Definition

Context Similarity evaluates how closely the provided context matches the expected context. This evaluation is crucial for ensuring that the context used in generating responses aligns with what is anticipated or required, thereby supporting accurate and relevant outputs.


Calculation

The evaluation process begins by analysing both the provided and expected contexts to identify key elements, concepts, and relationships.

Various similarity metrics are then applied to compare the two contexts, ensuring a structured and quantifiable assessment. Metrics such as Cosine Similarity, Normalised Levenshtein Similarity, Jaro-Winkler Similarity, Jaccard Similarity, and Sorensen-Dice Similarity are used to measure the degree of similarity between them.

Based on the selected metric, a similarity score is computed to indicate how closely the provided context aligns with the expected context. A numerical score is assigned, quantifying a clear and interpretable measure of context similarity.


What to do when Context Similarity is Low

First try to identify discrepancies by determining which elements of the provided context do not align with the expected context and identifying any missing or extraneous information that affects similarity.

Next, enhance context alignment by adjusting the provided context to better match the expected context, adding missing relevant details, and removing irrelevant content.
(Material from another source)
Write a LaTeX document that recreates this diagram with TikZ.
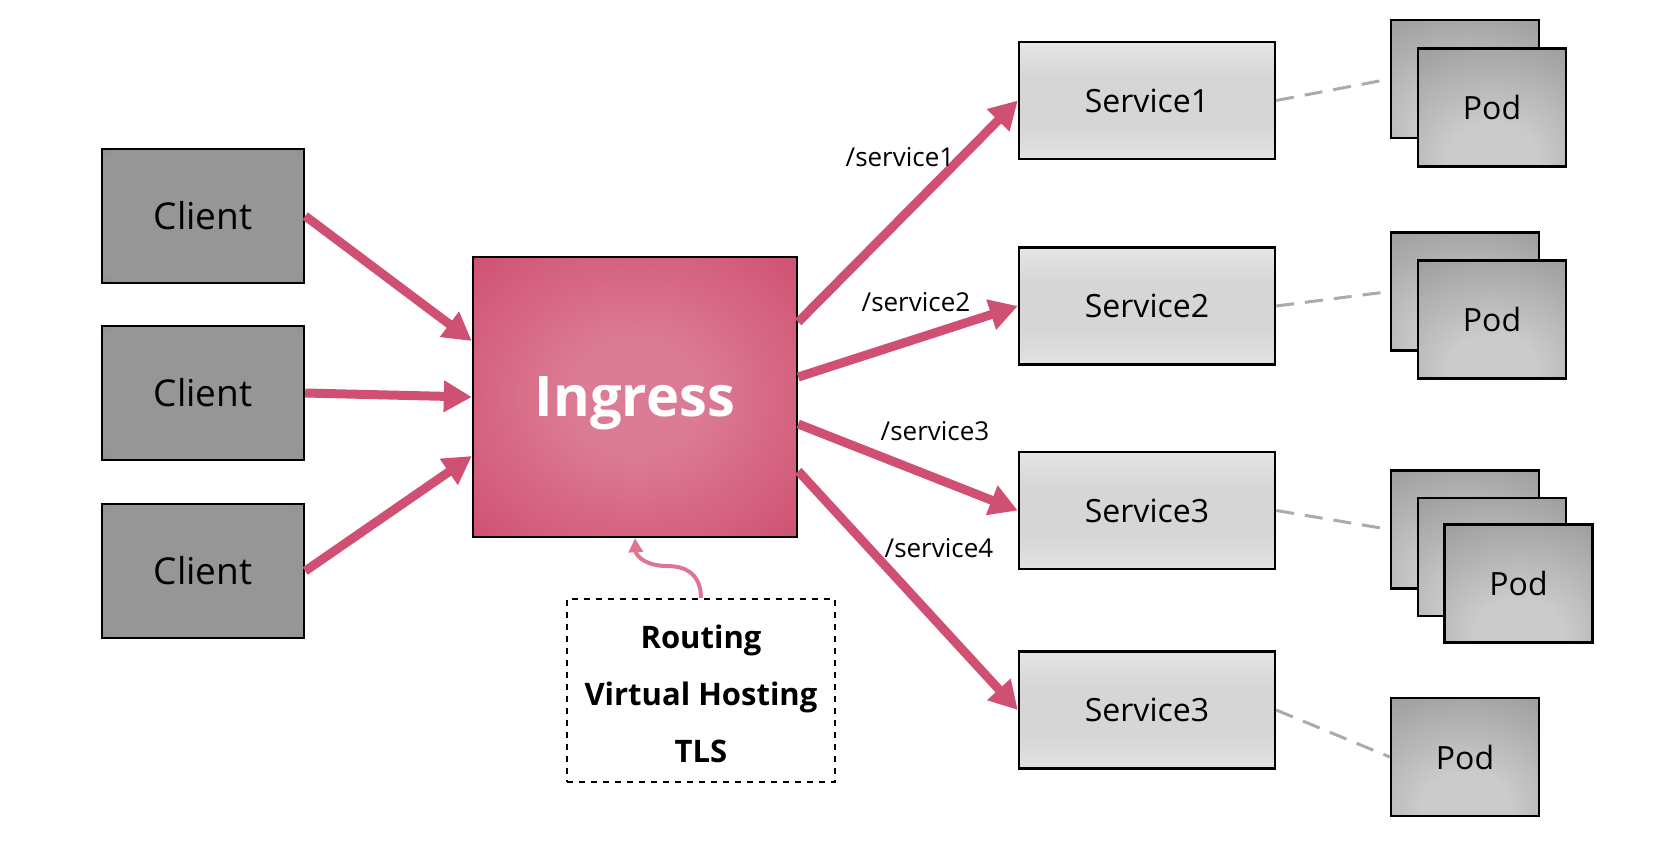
\documentclass[tikz,border=0pt]{standalone}
\usepackage{fontspec}
\setmainfont{Open Sans}
\usepackage{tikz}
\usetikzlibrary{arrows.meta,calc}
\definecolor{routepink}{HTML}{CF5072}
\definecolor{routelight}{HTML}{DC7B94}
\definecolor{curlpink}{HTML}{DF7593}
\definecolor{linkgray}{HTML}{ABABAB}
\definecolor{clientlight}{HTML}{969696}
\definecolor{clientdark}{HTML}{686868}
\definecolor{svctop}{HTML}{FAFAFA}
\definecolor{svcmid}{HTML}{D6D6D6}
\definecolor{svcbot}{HTML}{E2E2E2}
\definecolor{podlight}{HTML}{CBCBCB}
\definecolor{poddark}{HTML}{6E6E6E}
\pgfdeclareradialshading{ingressglow}{\pgfpointorigin}{color(0bp)=(routelight); color(10bp)=(routelight); color(36bp)=(routepink); color(100bp)=(routepink)}
\pgfdeclareradialshading{clientglow}{\pgfpointorigin}{color(0bp)=(clientlight); color(32bp)=(clientlight); color(62bp)=(clientdark); color(100bp)=(clientdark)}
\pgfdeclareradialshading{podglow}{\pgfpoint{0bp}{-25bp}}{color(0bp)=(podlight); color(15bp)=(podlight); color(80bp)=(poddark); color(110bp)=(poddark)}
\pgfdeclareverticalshading{svcfade}{100bp}{color(0bp)=(svcbot); color(25bp)=(svcbot); color(40bp)=(svcmid); color(60bp)=(svcmid); color(95bp)=(svctop); color(100bp)=(svctop)}

\begin{document}
\begin{tikzpicture}[x=0.5pt,y=-0.5pt,
  client/.style={draw=black,line width=1.2pt,shading=clientglow,minimum width=101pt,minimum height=67pt,font=\fontsize{18.5}{22}\selectfont},
  service/.style={draw=black,line width=1.2pt,shading=svcfade,minimum width=128pt,minimum height=58.5pt,font=\fontsize{16}{19}\selectfont},
  pod/.style={draw=black,line width=1.2pt,shading=podglow,minimum width=74pt,minimum height=59pt,font=\fontsize{16}{19}\selectfont},
  routearrow/.style={line width=4.5pt,routepink,-{Triangle[length=14pt,width=15pt]}},
  podlink/.style={line width=1.5pt,linkgray,dash pattern=on 9pt off 5.5pt},
  pathlabel/.style={font=\fontsize{13}{15}\selectfont}
]
  \useasboundingbox (0,0) rectangle (1670,858);

  \node[client] (client1) at (203,216) {Client};
  \node[client] (client2) at (203,393) {Client};
  \node[client] (client3) at (203,571) {Client};

  \node[draw=black,line width=1.2pt,shading=ingressglow,minimum width=162pt,minimum height=140pt,text=white,font=\fontsize{28}{32}\selectfont\bfseries] (ingress) at (635,397) {\rule{0pt}{26pt}Ingress};

  \node[draw=black,line width=1pt,dashed,minimum width=134pt,minimum height=91.5pt,align=center,font=\fontsize{15.5}{28.5}\selectfont\bfseries] (routing) at (701,690.5) {\rule{0pt}{15.5pt}Routing\\Virtual Hosting\\TLS};

  \node[service] (service1) at (1147,100.5) {Service1};
  \node[service] (service2) at (1147,306) {Service2};
  \node[service] (service3) at (1147,510.5) {Service3};
  \node[service] (service4) at (1147,710) {Service3};

  \node[pod] (pod1a) at (1465,79) {};
  \node[pod] (pod1b) at (1492,107.5) {Pod};
  \node[pod] (pod2a) at (1465,291.5) {};
  \node[pod] (pod2b) at (1492,319.5) {Pod};
  \node[pod] (pod3a) at (1465,529.5) {};
  \node[pod] (pod3b) at (1492,557) {};
  \node[pod] (pod3c) at (1518.5,583.5) {Pod};
  \node[pod] (pod4a) at (1465,757) {Pod};

  \draw[routearrow] (client1.east) -- ($(ingress.west)+(0,-56)$);
  \draw[routearrow] (client2.east) -- (ingress.west);
  \draw[routearrow] (client3.east) -- ($(ingress.west)+(0,59)$);

  \draw[routearrow] ($(ingress.east)+(0,-75)$) -- (service1.west);
  \draw[routearrow] ($(ingress.east)+(0,-20)$) -- (service2.west);
  \draw[routearrow] ($(ingress.east)+(0,27)$) -- (service3.west);
  \draw[routearrow] ($(ingress.east)+(0,74)$) -- (service4.west);

  \node[pathlabel] (label1) at (900,157) {/service1};
  \node[pathlabel] (label2) at (916,302) {/service2};
  \node[pathlabel] (label3) at (935,431) {/service3};
  \node[pathlabel] (label4) at (939,548) {/service4};

  \draw[podlink] (service1.east) -- (pod1a.west);
  \draw[podlink] (service2.east) -- (pod2a.west);
  \draw[podlink] (service3.east) -- (pod3a.west);
  \draw[podlink] (service4.east) -- (pod4a.west);

  \coordinate (bend) at (667,566);
  \draw[line width=2pt,curlpink,-{Triangle[length=7pt,width=7pt]}] (routing.north) .. controls (701,578) and (690,566) .. (bend) .. controls (646,566) and (636,556) .. (ingress.south);
\end{tikzpicture}
\end{document}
Finally, implement system adjustments to ensure context retrieval processes prioritise similarity with the expected context, refining context processing to better align with anticipated requirements.


Differentiating Context Similarity with Similar Evals

  1. Context Relevance: Assesses whether the context is sufficient and appropriate for answering the query, while Context Similarity focuses on how closely the provided context matches the expected context.
  2. Context Adherence: Measures how well responses stay within the provided context, whereas Context Similarity evaluates the alignment between provided and expected context.